For this variation, you can play with the distance between your harms to find what feels most challenging for you.

3. Archer Push-Up

  1. Kneel on the ground and position your hands slightly wider than shoulder-width distance. Turn your hands out to the side.
  2. Extend your legs straight out behind you as in a standard position. Avoid sagging or hiking your hips.
  3. Shift your body weight to the right and bend the right elbow, keeping it close to your ribs. Your left arm will extend out almost straight.
  4. Lower your body until your chest hovers just above the floor.
  5. On an exhale, press into the right palm and push up and out to bring your body back to the center.
  6. Repeat on the opposite side.


This variation really emphasizes single-arm strength, Cheng says. Make sure to take a deep breath as you lower your body and exhale as you return to center.

4. Single-Arm Push-Up

  1. Begin at the top of the push-up. Bring your hands in a few inches and spread your feet several inches wider.
  2. Put your weight in your right arm and bring your left arm off the ground, either behind your back or at the side of your body.
  3. On an inhale, lower your torso toward the ground, balancing on your legs and right arm.
  4. Once your chest hovers just above the ground, exhale and push back up to the starting position.
  5. After you complete your reps, switch to the other side.

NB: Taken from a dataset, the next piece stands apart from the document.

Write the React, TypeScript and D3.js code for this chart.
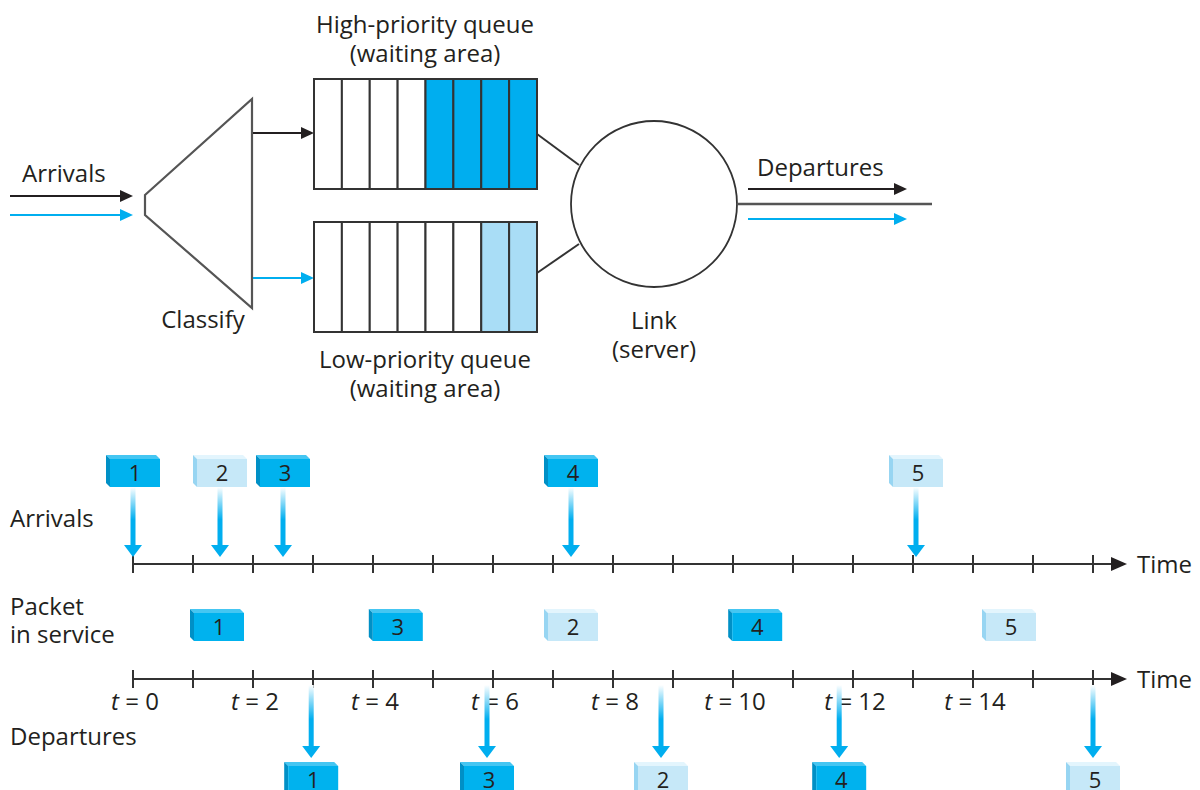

Your body should form a triangle or tripod shape with your single arm out in front and legs spread wide behind you.

5. Superman Push-Up

  1. Start at the top of a push-up, legs extended behind you and hands directly beneath your shoulders.
  2. Bend your elbows and lower toward the ground until your chest is right above the flower.
  3. On an exhale, push into the ground with explosive force.
  4. As you push-up into the air, bring your toes off the ground and extend your arms straight out in front of you.
  5. As you land on the ground, drop right into the next push-up.


If this move is a bit too challenging, you can try a clap push-up, Cheng says. Instead of launching your entire body into the air, keep your toes on the ground and clap your hands every time you come to the top of the push-up. As in the superman, land right into the next rep.

Other Considerations When Building Muscle

When you're trying to build muscle, it's tempting to keep pushing yourself harder until you see results. Don't fall into this trap. Rest is an important part of training and gives your muscles time to recover. Take days off from the gym and aim for 6 to 8 hours of sleep each night, according to Wexner Medical Center.


Other mental and emotional stress in your life can alter your hormone levels and contribute to the problem of overtraining, affecting your gains. So make time for stress-relieving activities like meditation, yoga, foam rolling or massage.

Your body needs fuel to grow muscle. Stay hydrated and make sure you're eating enough calories, choosing healthy foods and getting sufficient protein. Depending on the intensity of your routine, consume 0.55 to 0.9 grams of protein per pound of body weight, according to Colorado State University.

Avoid processed foods and sugars and focus on getting carbohydrates from fruits, vegetable and whole grains. The recommended diet includes:

  • 45 to 65 percent of calories from carbohydrates
  • 10 to 35 percent of calories from protein
  • 20 to 35 percent of calories from fat

As for supplements, the compounds found in supplements are also available in food, so adjust your diet first, according to the University of California, San Diego Health. For example, one common supplement for muscle growth is creatine. This is a substance that is made in your liver, pancreas and kidneys and is found in food.

Branch chain amino acids (BCAAs) are another common supplement that you find in your diet in meat, dairy and legumes. If you're working out at high intensities and eating a good diet, consider workout supplements to help with recovery or to prepare for a competition or event.